Aside from the snarky comments, I guess we agree that solution #3 is best from these listed solutions:
A path computation engine needs to know in which domain a STP lies.
There are solutions to this: 1. The domain can be inferred by parsing the URN identifier of the STP. 2. Each domain announces a full list of it's STPs, and the path computation engine keeps a table of all STP-Domain relations. 3. Each connection request must not only list the URN of the STP, but the URN of the domain as well.

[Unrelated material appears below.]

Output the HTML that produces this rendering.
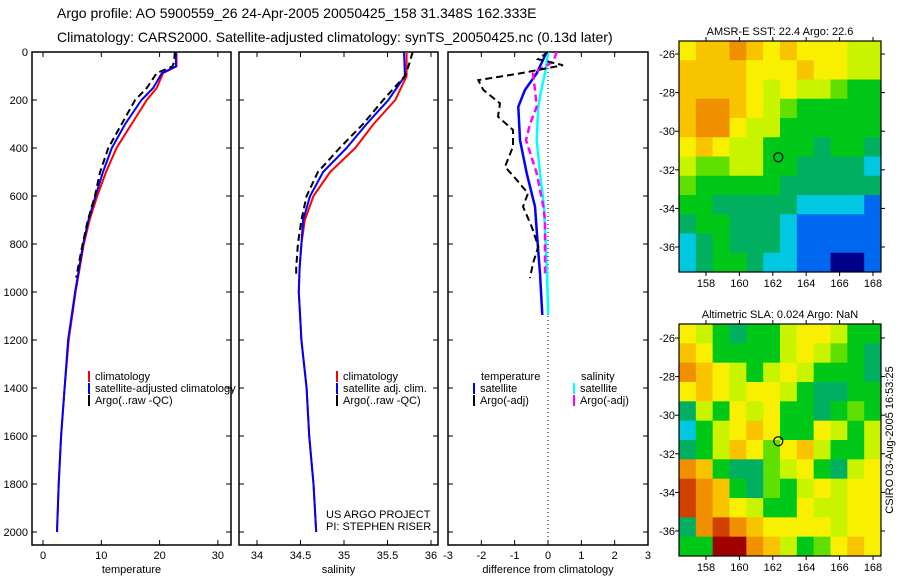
<!DOCTYPE html>
<html><head><meta charset="utf-8"><style>
body{margin:0;background:#fff;}
svg text{font-family:"Liberation Sans",sans-serif;fill:#000;}
</style></head><body>
<svg id="chart" width="900" height="580" xmlns="http://www.w3.org/2000/svg">
<text x="57" y="18" font-size="14">Argo profile: AO 5900559_26 24-Apr-2005 20050425_158 31.348S 162.333E</text>
<text x="57" y="42" font-size="14">Climatology: CARS2000. Satellite-adjusted climatology: synTS_20050425.nc (0.13d later)</text>
<g id="g"></g>
<text transform="translate(893,440) rotate(-90)" font-size="11" text-anchor="middle">CSIRO 03-Aug-2005 16:53:25</text>
</svg>
<script>
// ---- data ----
const tDepth=[0,60,88,150,200,300,400,500,600,700,800,1000,1200,1400,1600,1800,2000];
const tClim=[22.9,22.9,20.6,19.5,17.8,15.2,12.6,10.8,9.3,8.0,7.0,5.6,4.4,3.7,3.1,2.7,2.4];
const tSat=[22.8,22.8,20.4,18.9,16.9,14.1,11.8,10.3,9.0,7.8,6.9,5.5,4.3,3.7,3.1,2.7,2.4];
const tArgoDepth=[0,40,60,88,150,200,300,400,500,600,700,800,940];
const tArgo=[22.6,22.5,22.2,19.5,17.8,15.8,13.5,11.2,9.8,8.9,7.7,6.8,5.7];
const sDepth=[0,100,200,300,400,500,600,700,800,900,1000,1200,1400,1600,1800,2000];
const sClim=[35.72,35.72,35.59,35.34,35.13,34.84,34.65,34.55,34.51,34.49,34.48,34.51,34.57,34.60,34.65,34.68];
const sSat=[35.69,35.70,35.51,35.26,35.03,34.76,34.61,34.53,34.51,34.49,34.48,34.51,34.57,34.60,34.65,34.68];
const sArgoDepth=[0,60,100,200,300,400,500,600,700,800,900,940];
const sArgo=[35.79,35.74,35.70,35.45,35.22,34.95,34.70,34.57,34.51,34.47,34.45,34.45];
const dDepth=[0,89,158,228,367,505,644,833,922,1096];
const dTempSat=[-0.04,-0.34,-0.69,-0.89,-0.84,-0.64,-0.39,-0.29,-0.24,-0.17];
const dSalSat=[0.01,-0.09,-0.2,-0.29,-0.34,-0.24,-0.12,-0.06,-0.03,0.01];
const dArgoTDepth=[0,30,55,89,117,158,214,269,325,394,478,533,589,644,728,811,880,942];
const dArgoT=[0,-0.3,0.45,-0.84,-2.09,-1.94,-1.44,-1.5,-1.05,-1.05,-1.29,-0.94,-0.6,-0.75,-0.49,-0.29,-0.45,-0.54];
const dArgoSDepth=[0,40,89,158,228,300,367,440,505,575,644,700,800,937];
const dArgoS=[0.26,0.16,-0.45,-0.39,-0.34,-0.54,-0.66,-0.49,-0.34,-0.24,-0.14,-0.09,-0.09,-0.09];
const depthTicks=[0,200,400,600,800,1000,1200,1400,1600,1800,2000];
const tTicks=[0,10,20,30];
const sTicks=[34,34.5,35,35.5,36];
const dTicks=[-3,-2,-1,0,1,2,3];
const sstGrid=["hiijihihhhgg","iiiihhhihhgg","iiiihghggfee","ijjihgfeeeee","ijjhggeeeeee","hihggeeedeed","gffggeeddddc","feeeeeddddddc","eedddddccccb","deedddcbbbbb","cdedddcbbbbb","cdeedccbbaab"];
const slaGrid=["hgedeeghhgee","iheeeeghgfed","jihgeghgeeed","hihghhgeddee","dgehgheedefe","ceghiheehgegg","degihfhigeeg","jieddfghedgh","kjiedfeghghh","kjihgeehgghh","djkjihhhhghh","eelljigefhih"];
const lonTicks=[158,160,162,164,166,168];
const latTicks=[-26,-28,-30,-32,-34,-36];
const floatLon=162.33, floatLat=-31.35;

const NS="http://www.w3.org/2000/svg";
const G=document.getElementById('g');
function mk(tag,attrs,parent){const e=document.createElementNS(NS,tag);for(const k in attrs)e.setAttribute(k,attrs[k]);(parent||G).appendChild(e);return e;}
function txt(x,y,s,size,anchor,parent){const e=mk('text',{x:x,y:y,'font-size':size||11,'text-anchor':anchor||'start'},parent);e.textContent=s;return e;}
const yD=d=>52+d*0.24;
const panels=[
 {x0:32,x1:231,fx:v=>43+v*5.83,ticks:tTicks,label:'temperature',name:'temperature-panel'},
 {x0:239,x1:438,fx:v=>257+(v-34)*87,ticks:sTicks,label:'salinity',name:'salinity-panel'},
 {x0:448,x1:648,fx:v=>548+v*33.33,ticks:dTicks,label:'difference from climatology',name:'difference-panel'}];
panels.forEach((p,i)=>{
  const g=mk('g',{});
  
  
  const r=mk('rect',{x:p.x0,y:52,width:p.x1-p.x0,height:493,fill:'none',stroke:'#000','stroke-width':1.5},g);
  
  
  depthTicks.forEach(d=>{
    mk('line',{x1:p.x0,x2:p.x0+5,y1:yD(d),y2:yD(d),stroke:'#000'},g);
    mk('line',{x1:p.x1-5,x2:p.x1,y1:yD(d),y2:yD(d),stroke:'#000'},g);
    if(i==0){const t=txt(28,yD(d)+4,String(d),11,'end',g);
      
      }
  });
  p.ticks.forEach(v=>{
    const x=p.fx(v);
    mk('line',{x1:x,x2:x,y1:545,y2:540,stroke:'#000'},g);
    mk('line',{x1:x,x2:x,y1:52,y2:57,stroke:'#000'},g);
    const t=txt(x,559,String(v),11,'middle',g);
    
    
  });
  const xl=txt((p.x0+p.x1)/2,573,p.label,11,'middle',g);
  
  
});
function line(xs,ds,fx,color,dash,name,w){
  const pts=xs.map((v,k)=>fx(v).toFixed(1)+','+yD(ds[k]).toFixed(1)).join(' ');
  const e=mk('polyline',{points:pts,fill:'none',stroke:color,'stroke-width':w||2,'stroke-dasharray':dash||'none'});
  
  
}
const P=panels;
line(tClim,tDepth,P[0].fx,'#f00',null,'temp-climatology-line');
line(tSat,tDepth,P[0].fx,'#00f',null,'temp-satellite-line');
line(tArgo,tArgoDepth,P[0].fx,'#000','7,4','temp-argo-line');
line(sClim,sDepth,P[1].fx,'#f00',null,'sal-climatology-line');
line(sSat,sDepth,P[1].fx,'#00f',null,'sal-satellite-line');
line(sArgo,sArgoDepth,P[1].fx,'#000','7,4','sal-argo-line');
mk('line',{x1:548,x2:548,y1:52,y2:545,stroke:'#000','stroke-dasharray':'1,3'});
line(dTempSat,dDepth,P[2].fx,'#00f',null,'diff-temp-satellite-line',2.5);
line(dSalSat,dDepth,P[2].fx,'#0ff',null,'diff-sal-satellite-line',2.5);
line(dArgoS,dArgoSDepth,P[2].fx,'#f0f','7,4','diff-sal-argo-line',2.5);
line(dArgoT,dArgoTDepth,P[2].fx,'#000','7,4','diff-temp-argo-line',2);
function leg(x,y,color,label){
  if(color){const m=mk('rect',{x:x,y:y-9,width:2,height:11,fill:color});
    
    }
  const t=txt(x+7,y,label,11);
  
  
}
leg(88,380,'#f00','climatology');leg(88,392,'#00f','satellite-adjusted climatology');leg(88,404,'#000','Argo(..raw -QC)');
leg(336,380,'#f00','climatology');leg(336,392,'#00f','satellite adj. clim.');leg(336,404,'#000','Argo(..raw -QC)');
leg(474,380,null,'temperature');leg(473,392,'#00f','satellite');leg(473,404,'#000','Argo(-adj)');
leg(574,380,null,'salinity');leg(573,392,'#0ff','satellite');leg(573,404,'#f0f','Argo(-adj)');
const c1=txt(326,518,'US ARGO PROJECT',11);
const c2=txt(326,530,'PI: STEPHEN RISER',11);

const pal={a:'#00008b',b:'#0068f0',c:'#00c8e0',d:'#00b060',e:'#00c818',f:'#60e000',g:'#c8f400',h:'#f8f000',i:'#f8c400',j:'#f09000',k:'#d04000',l:'#a00000'};
function map(y0,y1,latTop,grid,title,name){
  const g=mk('g',{});
  
  
  const x0=679,x1=881;
  const lx=v=>706+(v-158)*16.7;
  const ly=v=>latTop+(v-(-26))*(-19.3);
  const rows=grid.length,cw=(x1-x0)/12,ch=(y1-y0)/rows;
  grid.forEach((row,r)=>{[...row].slice(0,12).forEach((c,k)=>{
    mk('rect',{x:x0+k*cw,y:y0+r*ch,width:cw+0.5,height:ch+0.5,fill:pal[c]||'#00c818'},g);
  });});
  mk('rect',{x:x0,y:y0,width:x1-x0,height:y1-y0,fill:'none',stroke:'#000','stroke-width':1.2},g);
  lonTicks.forEach(v=>{const x=lx(v);mk('line',{x1:x,x2:x,y1:y1,y2:y1+4,stroke:'#000'},g);mk('line',{x1:x,x2:x,y1:y0,y2:y0-4,stroke:'#000'},g);
    const t=txt(x,y1+15,String(v),11,'middle',g);});
  latTicks.forEach(v=>{const y=ly(v);mk('line',{x1:x0-4,x2:x0,y1:y,y2:y,stroke:'#000'},g);mk('line',{x1:x1,x2:x1+4,y1:y,y2:y,stroke:'#000'},g);
    const t=txt(675,y+4,String(v),11,'end',g);});
  const c=mk('circle',{cx:lx(floatLon),cy:ly(floatLat),r:4.5,fill:'none',stroke:'#000','stroke-width':1.2},g);
  
  const t=txt(780,y0-6,title,11,'middle',g);
}
map(41,272,54,sstGrid,'AMSR-E SST: 22.4 Argo: 22.6','sst-map');
map(324,556,338,slaGrid,'Altimetric SLA: 0.024 Argo: NaN','sla-map');
</script>
</body></html>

There is an open questions which variant to use: A connection request must contain for each endpoint ... 3a. ... a globally unique identifier of the network (*) and a STP identifier that is unique within the context of this network. or 3b. ... a globally unique identifier of the network (*) and a globally unique STP identifier. For the record, ITU-T G.800 seems to follow 3a, while NML chose 3b. The reason for NML was that 3b removed the need for scopes -- so NML would also work in a scenario where the STP identifier is known, but the Topology (network) identifier is unknown. Arguably this leads to a bit of redundancy in the identifier in this use case. I nevertheless argue that it is useful to use the same identifier as NML uses. The alternative is either to maintain a NSI-NML identifier lookup table, or a proposal to the NML group to revert the earlier choice, along with a clear definition how to identify Ports, remembering that Ports can be identified both in the scope of a network, as well is scope of a device (without further knowledge of the network). Freek (*) I use the terms "topology", "network" and "domain" interchangeably in this email. I'm referring to the concept of NML Topology or NSI Network.